- _TO DO_: Find the lines containing "chart" and say how many there are, with no other words.

- _GIVEN DATA_:
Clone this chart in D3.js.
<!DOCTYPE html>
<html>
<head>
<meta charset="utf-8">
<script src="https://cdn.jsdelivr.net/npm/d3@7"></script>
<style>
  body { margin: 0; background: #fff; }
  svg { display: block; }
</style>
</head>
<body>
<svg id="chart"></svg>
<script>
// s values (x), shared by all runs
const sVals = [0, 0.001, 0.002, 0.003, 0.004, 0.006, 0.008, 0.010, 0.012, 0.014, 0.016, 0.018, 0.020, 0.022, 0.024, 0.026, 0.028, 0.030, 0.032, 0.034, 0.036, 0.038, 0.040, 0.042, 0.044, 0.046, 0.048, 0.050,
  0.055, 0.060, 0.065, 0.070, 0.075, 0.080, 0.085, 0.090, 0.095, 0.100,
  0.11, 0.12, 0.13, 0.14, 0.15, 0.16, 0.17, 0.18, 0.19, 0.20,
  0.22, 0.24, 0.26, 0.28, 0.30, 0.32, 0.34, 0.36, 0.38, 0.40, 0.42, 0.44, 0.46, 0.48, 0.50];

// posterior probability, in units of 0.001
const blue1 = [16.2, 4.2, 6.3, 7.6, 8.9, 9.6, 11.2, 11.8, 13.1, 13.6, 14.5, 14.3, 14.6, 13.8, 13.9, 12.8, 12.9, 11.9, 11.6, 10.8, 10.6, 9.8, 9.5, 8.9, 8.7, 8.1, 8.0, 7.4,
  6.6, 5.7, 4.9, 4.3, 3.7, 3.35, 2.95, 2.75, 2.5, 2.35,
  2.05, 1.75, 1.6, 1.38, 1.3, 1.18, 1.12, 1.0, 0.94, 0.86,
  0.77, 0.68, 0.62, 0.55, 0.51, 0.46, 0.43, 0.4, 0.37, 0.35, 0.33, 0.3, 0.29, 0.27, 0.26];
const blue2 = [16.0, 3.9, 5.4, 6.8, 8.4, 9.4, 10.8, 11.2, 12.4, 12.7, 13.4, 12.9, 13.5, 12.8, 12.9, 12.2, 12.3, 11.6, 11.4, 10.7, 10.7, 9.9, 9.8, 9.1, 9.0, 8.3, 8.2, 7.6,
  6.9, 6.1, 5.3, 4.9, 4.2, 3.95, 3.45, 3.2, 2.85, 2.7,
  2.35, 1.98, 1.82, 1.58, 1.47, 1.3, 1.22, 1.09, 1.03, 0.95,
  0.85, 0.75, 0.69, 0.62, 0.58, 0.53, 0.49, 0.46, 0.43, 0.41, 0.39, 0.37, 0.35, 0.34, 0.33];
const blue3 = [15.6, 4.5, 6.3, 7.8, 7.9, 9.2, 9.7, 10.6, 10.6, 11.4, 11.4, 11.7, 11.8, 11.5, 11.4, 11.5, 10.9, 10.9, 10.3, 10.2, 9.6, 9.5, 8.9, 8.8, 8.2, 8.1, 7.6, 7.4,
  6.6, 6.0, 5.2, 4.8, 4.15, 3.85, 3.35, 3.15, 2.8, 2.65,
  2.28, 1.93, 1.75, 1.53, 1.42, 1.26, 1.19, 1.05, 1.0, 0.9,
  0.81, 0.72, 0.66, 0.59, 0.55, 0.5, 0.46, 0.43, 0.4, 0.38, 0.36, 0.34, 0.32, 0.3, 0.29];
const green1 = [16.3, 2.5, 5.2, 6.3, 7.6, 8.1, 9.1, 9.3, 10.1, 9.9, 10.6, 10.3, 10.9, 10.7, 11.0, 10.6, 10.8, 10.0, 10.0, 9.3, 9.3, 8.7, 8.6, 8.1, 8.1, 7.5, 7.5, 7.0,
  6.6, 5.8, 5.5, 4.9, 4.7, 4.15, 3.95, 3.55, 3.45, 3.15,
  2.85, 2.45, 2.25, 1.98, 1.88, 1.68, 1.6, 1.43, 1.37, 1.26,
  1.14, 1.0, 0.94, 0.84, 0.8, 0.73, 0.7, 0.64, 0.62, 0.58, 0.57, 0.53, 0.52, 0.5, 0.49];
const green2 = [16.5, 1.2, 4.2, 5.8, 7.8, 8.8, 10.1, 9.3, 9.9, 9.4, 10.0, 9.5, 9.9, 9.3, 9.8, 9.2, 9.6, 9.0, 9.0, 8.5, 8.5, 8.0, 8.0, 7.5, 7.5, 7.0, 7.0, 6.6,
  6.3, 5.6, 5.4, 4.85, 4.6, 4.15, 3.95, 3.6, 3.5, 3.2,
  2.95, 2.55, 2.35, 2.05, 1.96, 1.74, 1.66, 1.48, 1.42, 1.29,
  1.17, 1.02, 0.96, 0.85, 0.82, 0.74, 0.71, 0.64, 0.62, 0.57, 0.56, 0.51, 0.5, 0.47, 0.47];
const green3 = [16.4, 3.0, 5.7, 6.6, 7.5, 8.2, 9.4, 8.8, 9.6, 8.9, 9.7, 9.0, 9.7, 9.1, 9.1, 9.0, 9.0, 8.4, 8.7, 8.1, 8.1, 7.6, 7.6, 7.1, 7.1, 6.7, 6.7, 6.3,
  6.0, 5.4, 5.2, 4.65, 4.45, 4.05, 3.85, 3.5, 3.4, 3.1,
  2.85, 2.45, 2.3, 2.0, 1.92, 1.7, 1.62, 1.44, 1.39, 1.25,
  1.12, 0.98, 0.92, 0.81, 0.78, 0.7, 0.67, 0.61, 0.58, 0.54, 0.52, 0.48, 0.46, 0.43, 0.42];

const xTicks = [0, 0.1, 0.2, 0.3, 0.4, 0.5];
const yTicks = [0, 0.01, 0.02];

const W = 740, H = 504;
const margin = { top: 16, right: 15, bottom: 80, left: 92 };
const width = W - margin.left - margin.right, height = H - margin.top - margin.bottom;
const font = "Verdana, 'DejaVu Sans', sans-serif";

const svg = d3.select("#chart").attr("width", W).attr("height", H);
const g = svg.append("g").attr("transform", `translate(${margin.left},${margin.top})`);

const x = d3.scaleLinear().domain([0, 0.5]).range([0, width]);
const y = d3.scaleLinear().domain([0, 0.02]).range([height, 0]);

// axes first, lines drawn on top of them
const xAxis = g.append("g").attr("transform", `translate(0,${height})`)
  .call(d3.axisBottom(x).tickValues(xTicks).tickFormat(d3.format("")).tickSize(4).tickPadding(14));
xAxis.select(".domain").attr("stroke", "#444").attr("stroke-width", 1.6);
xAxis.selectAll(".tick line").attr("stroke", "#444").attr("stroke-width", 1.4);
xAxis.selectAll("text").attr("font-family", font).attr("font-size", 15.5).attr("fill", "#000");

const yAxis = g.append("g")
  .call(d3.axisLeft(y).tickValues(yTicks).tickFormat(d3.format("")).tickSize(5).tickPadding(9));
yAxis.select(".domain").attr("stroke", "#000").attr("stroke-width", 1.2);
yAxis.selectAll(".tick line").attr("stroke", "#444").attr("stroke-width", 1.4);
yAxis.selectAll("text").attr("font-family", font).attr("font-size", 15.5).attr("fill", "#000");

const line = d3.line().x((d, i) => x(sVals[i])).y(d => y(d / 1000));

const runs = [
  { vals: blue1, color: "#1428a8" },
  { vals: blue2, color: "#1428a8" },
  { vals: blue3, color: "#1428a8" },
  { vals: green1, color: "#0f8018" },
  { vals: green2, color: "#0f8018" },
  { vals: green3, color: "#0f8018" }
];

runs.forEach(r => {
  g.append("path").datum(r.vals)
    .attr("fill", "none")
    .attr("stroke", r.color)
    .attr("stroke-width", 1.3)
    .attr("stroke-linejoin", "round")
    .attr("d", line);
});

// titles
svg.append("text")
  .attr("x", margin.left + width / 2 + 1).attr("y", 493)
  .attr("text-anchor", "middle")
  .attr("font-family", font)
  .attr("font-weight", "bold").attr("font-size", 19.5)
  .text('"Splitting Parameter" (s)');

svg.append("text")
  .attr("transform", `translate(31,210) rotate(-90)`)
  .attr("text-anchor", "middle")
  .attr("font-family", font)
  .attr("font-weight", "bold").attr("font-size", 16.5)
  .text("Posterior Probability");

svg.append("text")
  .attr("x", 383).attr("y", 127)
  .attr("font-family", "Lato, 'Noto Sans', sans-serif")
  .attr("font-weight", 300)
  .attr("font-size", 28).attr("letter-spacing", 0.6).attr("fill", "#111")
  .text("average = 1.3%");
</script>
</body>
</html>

- _ANSWER FOR THE TASK_: 3